#### Short exercise
The lines from the top of the material below through the line containing "ground_x = (67, 692)" are to be printed exactly, with pictures omitted.

-- -- --

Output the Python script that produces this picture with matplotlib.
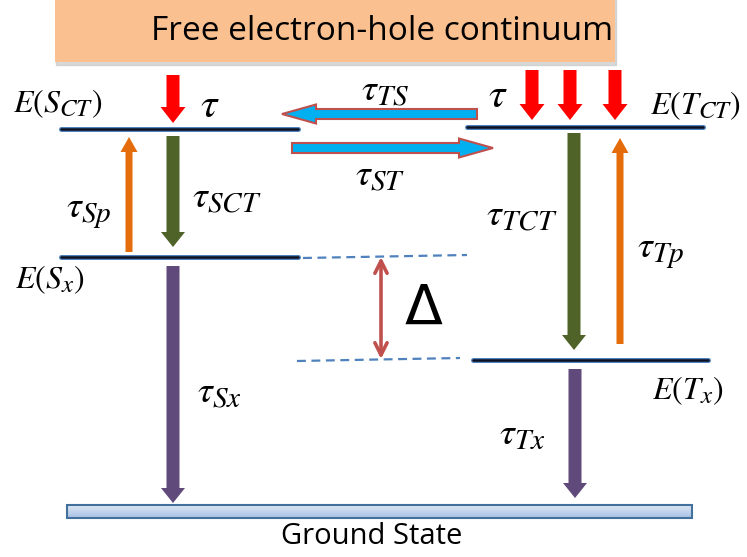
import numpy as np
import matplotlib
matplotlib.use("Agg")
import matplotlib.pyplot as plt
import matplotlib.patches as mpatches
import matplotlib.patheffects as pe
import matplotlib._mathtext as _mt

plt.rcParams["mathtext.fontset"] = "stix"
_mt.SHRINK_FACTOR = 0.78  # larger subscripts, closer to Cambria Math look

# ---------------------------------------------------------------------------
# Diagram data (pixel-like units, y grows downward)
# ---------------------------------------------------------------------------
level_names  = ["S_CT", "S_x", "T_CT", "T_x"]
level_y      = [129, 257, 127, 360]
level_x0     = [61, 61, 467, 473]
level_x1     = [298, 298, 703, 708]
level_labels = [r"$E(S_{CT})$", r"$E(S_x)$", r"$E(T_{CT})$", r"$E(T_x)$"]
label_xy     = [(13, 104), (15, 280), (650, 106), (652, 391)]

ground_y = (505, 518)
ground_x = (67, 692)

# vertical transitions: x, y_start, y_end, colour, shaft width, label, label pos
trans_x      = [173, 129, 173, 574, 620, 575]
trans_y0     = [136, 252, 266, 133, 344, 369]
trans_y1     = [247, 137, 503, 350, 138, 498]
trans_color  = ["#4F6228", "#E46C0A", "#604A7B", "#4F6228", "#E46C0A", "#604A7B"]
trans_width  = [13, 7, 13, 13, 7, 13]
trans_labels = [r"$\tau_{SCT}$", r"$\tau_{Sp}$", r"$\tau_{Sx}$",
                r"$\tau_{TCT}$", r"$\tau_{Tp}$", r"$\tau_{Tx}$"]
trans_lab_xy = [(192, 197), (66, 212), (197, 392),
                (486, 215), (637, 252), (499, 435)]

# feeding arrows from continuum
feed_x  = [173, 532, 570, 615]
feed_y0 = [75, 70, 70, 70]
feed_y1 = [123, 120, 120, 120]

# intersystem crossing (horizontal)
isc_x0     = [477, 292]
isc_x1     = [282, 493]
isc_y      = [114, 148]
isc_labels = [r"$\tau_{TS}$", r"$\tau_{ST}$"]
isc_lab_xy = [(385, 90), (380, 175)]

fig = plt.figure(figsize=(7.47, 5.57), dpi=100)
ax = fig.add_axes([0, 0, 1, 1])
ax.set_xlim(0, 747)
ax.set_ylim(557, 0)
ax.axis("off")

# --- continuum box ---
ax.add_patch(mpatches.Rectangle((56, -5), 560, 70, color="#c8c8c8", alpha=0.7, zorder=1))
ax.add_patch(mpatches.Rectangle((55, -5), 560, 67, facecolor="#FAC090",
                                edgecolor="none", zorder=2))
ax.text(382, 32, "Free electron-hole continuum", ha="center", va="center",
        fontsize=24, family="Open Sans", zorder=3)

# --- levels ---
for y, x0, x1, lab, (lx, ly) in zip(level_y, level_x0, level_x1, level_labels, label_xy):
    ax.plot([x0, x1], [y, y], color="#0d1020", lw=1.8, solid_capstyle="round",
            path_effects=[pe.Stroke(linewidth=3.6, foreground="#4F81BD"), pe.Normal()],
            zorder=4)
    ax.text(lx, ly, lab, ha="left", va="center", fontsize=23)

# dashed guide lines for the gap
ax.plot([303, 467], [258, 255], ls=(0, (4, 2.5)), color="#4F81BD", lw=1.6)
ax.plot([297, 460], [361, 358], ls=(0, (4, 2.5)), color="#4F81BD", lw=1.6)
ax.annotate("", xy=(381, 257), xytext=(381, 359),
            arrowprops=dict(arrowstyle="<->", color="#C0504D", lw=2.6,
                            mutation_scale=22, shrinkA=0, shrinkB=0))
ax.text(424, 309, "\u0394", ha="center", va="center", fontsize=40, family="DejaVu Sans")

# --- ground state bar with gradient ---
grad = np.linspace(0, 1, 50).reshape(-1, 1)
cmap = matplotlib.colors.LinearSegmentedColormap.from_list("g", ["#DCE6F2", "#A9C1E6"])
ax.imshow(grad, extent=(ground_x[0], ground_x[1], ground_y[1], ground_y[0]),
          cmap=cmap, aspect="auto", zorder=3)
ax.add_patch(mpatches.Rectangle((ground_x[0], ground_y[0]), ground_x[1] - ground_x[0],
                                ground_y[1] - ground_y[0], facecolor="none",
                                edgecolor="#41719C", lw=1.5, zorder=4))
ax.text(372, 537, "Ground State", ha="center", va="center", fontsize=21, family="Open Sans")

# --- vertical transitions ---
for x, y0, y1, c, w, lab, (lx, ly) in zip(trans_x, trans_y0, trans_y1, trans_color,
                                          trans_width, trans_labels, trans_lab_xy):
    hw = 24 if w > 10 else 17
    ax.add_patch(mpatches.FancyArrow(x, y0, 0, y1 - y0, width=w, head_width=hw,
                                     head_length=15, length_includes_head=True,
                                     color=c, lw=0, zorder=5))
    ax.text(lx, ly, lab, ha="left", va="center", fontsize=27)

# --- feeding arrows ---
for x, y0, y1 in zip(feed_x, feed_y0, feed_y1):
    ax.add_patch(mpatches.FancyArrow(x, y0, 0, y1 - y0, width=13, head_width=25,
                                     head_length=16, length_includes_head=True,
                                     color="#FF0000", lw=0, zorder=5))
ax.text(210, 105, r"$\tau$", ha="center", va="center", fontsize=30)
ax.text(498, 95, r"$\tau$", ha="center", va="center", fontsize=30)

# --- intersystem crossing arrows ---
for x0, x1, y, lab, (lx, ly) in zip(isc_x0, isc_x1, isc_y, isc_labels, isc_lab_xy):
    ax.add_patch(mpatches.FancyArrow(x0, y, x1 - x0, 0, width=10, head_width=19,
                                     head_length=34, length_includes_head=True,
                                     facecolor="#00B0F0", edgecolor="#C0504D",
                                     lw=1.5, zorder=5))
    ax.text(lx, ly, lab, ha="center", va="center", fontsize=27)

fig.savefig("out.png", dpi=100)
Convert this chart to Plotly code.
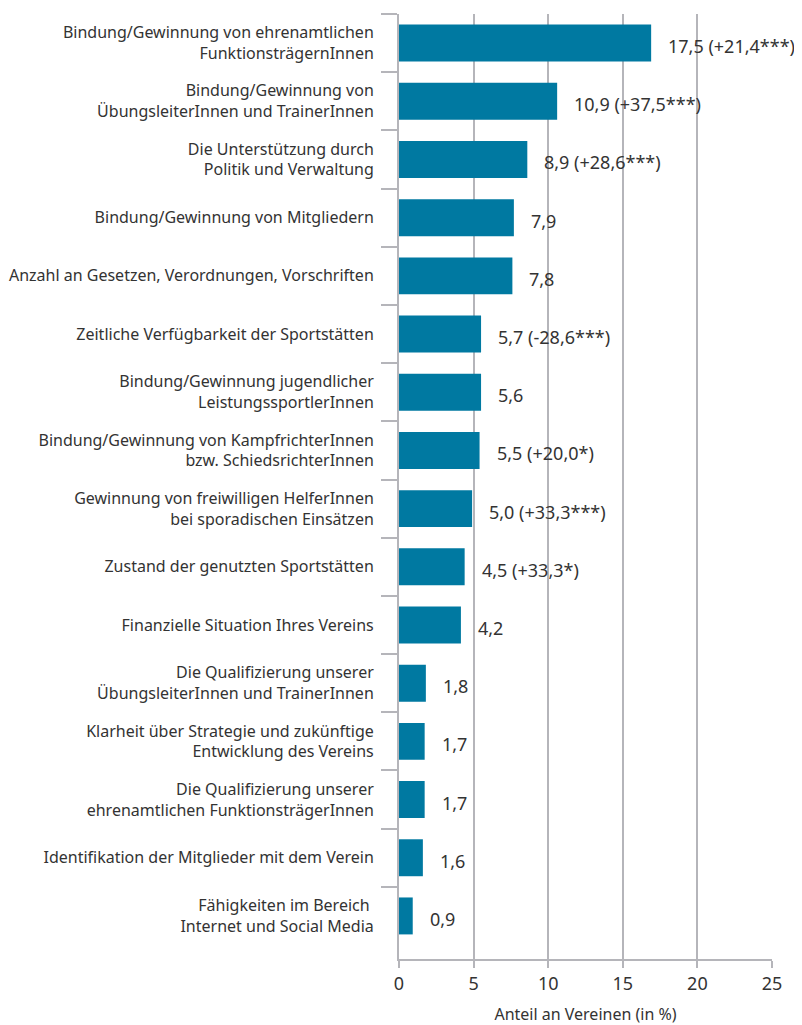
import plotly.graph_objects as go

# Kategorien (von oben nach unten)
categories = [
    "Bindung/Gewinnung von ehrenamtlichen<br>FunktionsträgernInnen",
    "Bindung/Gewinnung von<br>ÜbungsleiterInnen und TrainerInnen",
    "Die Unterstützung durch<br>Politik und Verwaltung",
    "Bindung/Gewinnung von Mitgliedern",
    "Anzahl an Gesetzen, Verordnungen, Vorschriften",
    "Zeitliche Verfügbarkeit der Sportstätten",
    "Bindung/Gewinnung jugendlicher<br>LeistungssportlerInnen",
    "Bindung/Gewinnung von KampfrichterInnen<br>bzw. SchiedsrichterInnen",
    "Gewinnung von freiwilligen HelferInnen<br>bei sporadischen Einsätzen",
    "Zustand der genutzten Sportstätten",
    "Finanzielle Situation Ihres Vereins",
    "Die Qualifizierung unserer<br>ÜbungsleiterInnen und TrainerInnen",
    "Klarheit über Strategie und zukünftige<br>Entwicklung des Vereins",
    "Die Qualifizierung unserer<br>ehrenamtlichen FunktionsträgerInnen",
    "Identifikation der Mitglieder mit dem Verein",
    "Fähigkeiten im Bereich <br>Internet und Social Media",
]

# Balkenlängen (Anteil in %)
bar_values = [16.9, 10.6, 8.6, 7.7, 7.6, 5.5, 5.5, 5.4, 4.9, 4.4, 4.15, 1.8, 1.72, 1.72, 1.6, 0.92]

# Beschriftungen an den Balken
value_labels = [
    "17,5 (+21,4***)", "10,9 (+37,5***)", "8,9 (+28,6***)", "7,9", "7,8",
    "5,7 (-28,6***)", "5,6", "5,5 (+20,0*)", "5,0 (+33,3***)", "4,5 (+33,3*)",
    "4,2", "1,8", "1,7", "1,7", "1,6", "0,9",
]

x_ticks = [0, 5, 10, 15, 20, 25]

pos = list(range(len(categories)))
bounds = [p - 0.5 for p in pos]

GRID = "#b5b5ba"
TXT = "#333333"
FONT = "Noto Sans"

fig = go.Figure()
fig.add_trace(go.Bar(
    x=bar_values, y=pos, orientation="h",
    marker=dict(color="#0079a1", line=dict(width=0)),
    width=0.635, hoverinfo="skip",
))

for v, p, t in zip(bar_values, pos, value_labels):
    fig.add_annotation(x=v, y=p, text=t, showarrow=False, xanchor="left",
                       xshift=15, yshift=-3, font=dict(size=18, color=TXT, family=FONT))

# die Seite hat 8px Rand (body margin), daher 794x1017
fig.update_layout(
    width=794, height=1017,
    margin=dict(l=391, r=30, t=6, b=66),
    plot_bgcolor="white", paper_bgcolor="white",
    showlegend=False,
    font=dict(family=FONT, size=16, color=TXT),
    xaxis=dict(
        range=[0, 25], tickvals=x_ticks, ticktext=[str(t) for t in x_ticks],
        showgrid=True, gridcolor=GRID, gridwidth=2,
        showline=True, linecolor=GRID, linewidth=2,
        ticks="outside", ticklen=7, tickwidth=2, tickcolor=GRID,
        zeroline=False, automargin=False,
        title=dict(text="Anteil an Vereinen (in %)", font=dict(size=16, color=TXT), standoff=18),
        tickfont=dict(size=18, color=TXT),
    ),
    yaxis=dict(
        range=[len(categories) - 0.5 + 0.24, -0.5],
        tickvals=pos, ticktext=categories,
        ticks="outside", ticklen=20, tickcolor="rgba(0,0,0,0)",
        minor=dict(tickvals=bounds, ticks="outside", ticklen=16, tickwidth=2, tickcolor=GRID, showgrid=False),
        showgrid=False, zeroline=False, automargin=False,
        showline=True, linecolor=GRID, linewidth=2,
        tickfont=dict(size=16, color=TXT),
    ),
)

fig.write_html("out.html")
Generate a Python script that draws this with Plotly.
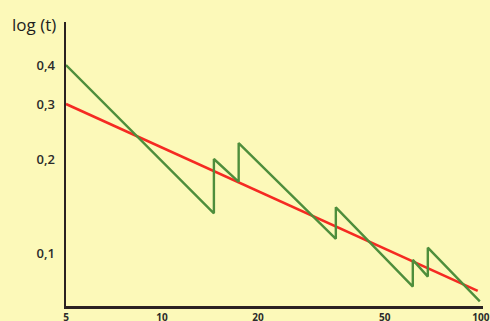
import math
import plotly.graph_objects as go

# Data
green_x = [5, 14.55, 14.55, 17.4, 17.4, 35.1, 35.1, 61.2, 61.2, 68.2, 68.2, 99.3]
green_y = [0.40, 0.134, 0.20, 0.169, 0.225, 0.111, 0.140, 0.078, 0.095, 0.084, 0.104, 0.070]
red_x = [5, 97.8]
red_y = [0.30, 0.0756]

x_tickvals = [5, 10, 20, 50, 100]
x_ticktext = ["5", "10", "20", "50", "100"]
y_tickvals = [0.1, 0.2, 0.3, 0.4]
y_ticktext = ["0,1", "0,2", "0,3", "0,4"]

BG = "#FCF9B9"
AXIS = "#2b2222"
FONT = "Open Sans"

fig = go.Figure()
fig.add_trace(go.Scatter(x=red_x, y=red_y, mode="lines",
                         line=dict(color="#F52A22", width=2.6), hoverinfo="skip"))
fig.add_trace(go.Scatter(x=green_x, y=green_y, mode="lines",
                         line=dict(color="#4E8E3C", width=2.4), hoverinfo="skip"))

fig.update_layout(
    width=490, height=321,
    margin=dict(l=66, r=7, t=22, b=15),
    paper_bgcolor=BG, plot_bgcolor=BG,
    showlegend=False,
    xaxis=dict(type="log", range=[math.log10(5), math.log10(101.6)],
               tickvals=x_tickvals, ticktext=x_ticktext, automargin=False,
               showgrid=False, zeroline=False, showline=True,
               linecolor=AXIS, linewidth=3, ticks="", ticklen=0,
               ticklabelstandoff=0,
               tickfont=dict(family=FONT, size=10, color="#2b2b2b", weight=700)),
    yaxis=dict(type="log", range=[-1.170, -0.260],
               tickvals=y_tickvals, ticktext=y_ticktext, automargin=False,
               showgrid=False, zeroline=False, showline=True,
               linecolor=AXIS, linewidth=2.5, ticks="",
               ticklabelstandoff=6,
               tickfont=dict(family=FONT, size=13, color="#2b2b2b", weight=600)),
    annotations=[dict(text="log (t)", xref="paper", yref="paper",
                      x=-0.135, y=1.0, xanchor="left", yanchor="bottom",
                      yshift=-16, showarrow=False,
                      font=dict(family=FONT, size=17, color="#1e1e1e"))],
)

fig.write_html("out.html",
               config={"displayModeBar": False, "staticPlot": True},
               post_script="document.body.style.margin='0';document.body.style.overflow='hidden';")
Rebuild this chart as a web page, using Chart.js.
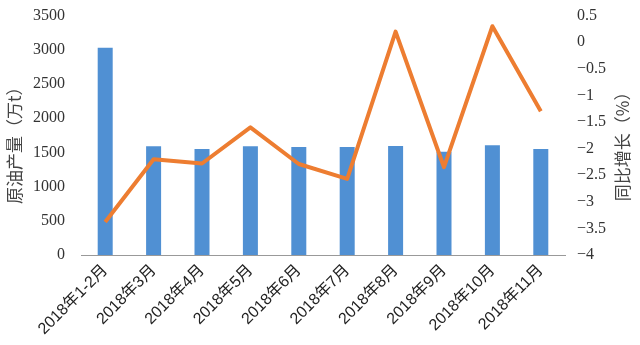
<!DOCTYPE html>
<html lang="zh">
<head>
  <meta charset="UTF-8">
  <title>原油产量</title>
  <script src="https://cdn.jsdelivr.net/npm/chart.js"></script>
  <style>
    html, body { margin: 0; padding: 0; background: #fff; overflow: hidden; }
    /* canvas shifted up a little so the plot top sits where the reference has it */
    #wrap { width: 640px; height: 355px; margin-top: -10px; }
  </style>
</head>
<body>
  <div id="wrap"><canvas id="myChart"></canvas></div>

  <script>
    // data
    const months = ['2018年1-2月', '2018年3月', '2018年4月', '2018年5月', '2018年6月',
                    '2018年7月', '2018年8月', '2018年9月', '2018年10月', '2018年11月'];
    const output = [3030, 1590, 1550, 1590, 1580, 1580, 1595, 1510, 1605, 1548];
    const growth = [-3.38, -2.2, -2.28, -1.6, -2.29, -2.57, 0.2, -2.35, 0.3, -1.3];

    const serif = '"Liberation Serif", "Noto Sans CJK SC", serif';
    const sans = '"Liberation Sans", "Noto Sans CJK SC", sans-serif';

    // both axis titles read bottom-to-top, so draw them by hand
    const axisTitles = {
      id: 'axisTitles',
      afterDraw(chart) {
        const c = chart.ctx;
        const mid = (chart.chartArea.top + chart.chartArea.bottom) / 2;
        c.save();
        c.font = '17px "Noto Sans CJK SC", sans-serif';
        c.fillStyle = '#444';
        c.textAlign = 'center';
        c.textBaseline = 'middle';
        c.translate(15, mid + 6);
        c.rotate(-Math.PI / 2);
        c.fillText('原油产量（万t）', 0, 0);
        c.restore();

        c.save();
        c.font = '17px "Noto Sans CJK SC", sans-serif';
        c.fillStyle = '#444';
        c.textAlign = 'center';
        c.textBaseline = 'middle';
        c.translate(623, mid + 7);
        c.rotate(-Math.PI / 2);
        c.fillText('同比增长（%）', 0, 0);
        c.restore();
      }
    };

    const ctx = document.getElementById('myChart').getContext('2d');
    new Chart(ctx, {
      data: {
        labels: months,
        datasets: [
          {
            type: 'line',
            label: '同比增长',
            data: growth,
            yAxisID: 'y1',
            borderColor: '#ED7D31',
            borderWidth: 4,
            pointRadius: 0,
            tension: 0,
            borderJoinStyle: 'round',
            order: 0
          },
          {
            type: 'bar',
            label: '原油产量',
            data: output,
            yAxisID: 'y',
            backgroundColor: '#5090D3',
            barPercentage: 0.62,
            categoryPercentage: 0.5,
            order: 1
          }
        ]
      },
      options: {
        responsive: true,
        maintainAspectRatio: false,
        animation: false,
        plugins: {
          legend: { display: false },
          tooltip: { enabled: false }
        },
        scales: {
          x: {
            grid: { display: false, drawTicks: false },
            border: { display: true, color: '#999', width: 1 },
            ticks: {
              color: '#222',
              font: { family: sans, size: 16 },
              maxRotation: 45,
              minRotation: 45,
              padding: 6
            },
            afterFit(s) { s.height = 90; }
          },
          y: {
            position: 'left',
            min: 0,
            max: 3500,
            grid: { display: false, drawTicks: false },
            border: { display: false },
            ticks: {
              stepSize: 500,
              color: '#333',
              font: { family: serif, size: 16 },
              padding: 16,
              callback: v => String(v)
            },
            afterFit(s) { s.width = 81; }
          },
          y1: {
            position: 'right',
            min: -4,
            max: 0.5,
            grid: { display: false, drawTicks: false },
            border: { display: false },
            ticks: {
              stepSize: 0.5,
              color: '#333',
              font: { family: serif, size: 16 },
              padding: 12,
              callback: v => String(v).replace('-', '−')
            },
            afterFit(s) { s.width = 75; }
          }
        }
      },
      plugins: [axisTitles]
    });
  </script>
</body>
</html>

-- -- --

#### Task solution
Output the Python script that produces this picture with matplotlib.
import numpy as np
import matplotlib
matplotlib.use("Agg")
import matplotlib.pyplot as plt
import matplotlib.patches as mpatches
import matplotlib.patheffects as pe
import matplotlib._mathtext as _mt

plt.rcParams["mathtext.fontset"] = "stix"
_mt.SHRINK_FACTOR = 0.78  # larger subscripts, closer to Cambria Math look

# ---------------------------------------------------------------------------
# Diagram data (pixel-like units, y grows downward)
# ---------------------------------------------------------------------------
level_names  = ["S_CT", "S_x", "T_CT", "T_x"]
level_y      = [129, 257, 127, 360]
level_x0     = [61, 61, 467, 473]
level_x1     = [298, 298, 703, 708]
level_labels = [r"$E(S_{CT})$", r"$E(S_x)$", r"$E(T_{CT})$", r"$E(T_x)$"]
label_xy     = [(13, 104), (15, 280), (650, 106), (652, 391)]

ground_y = (505, 518)
ground_x = (67, 692)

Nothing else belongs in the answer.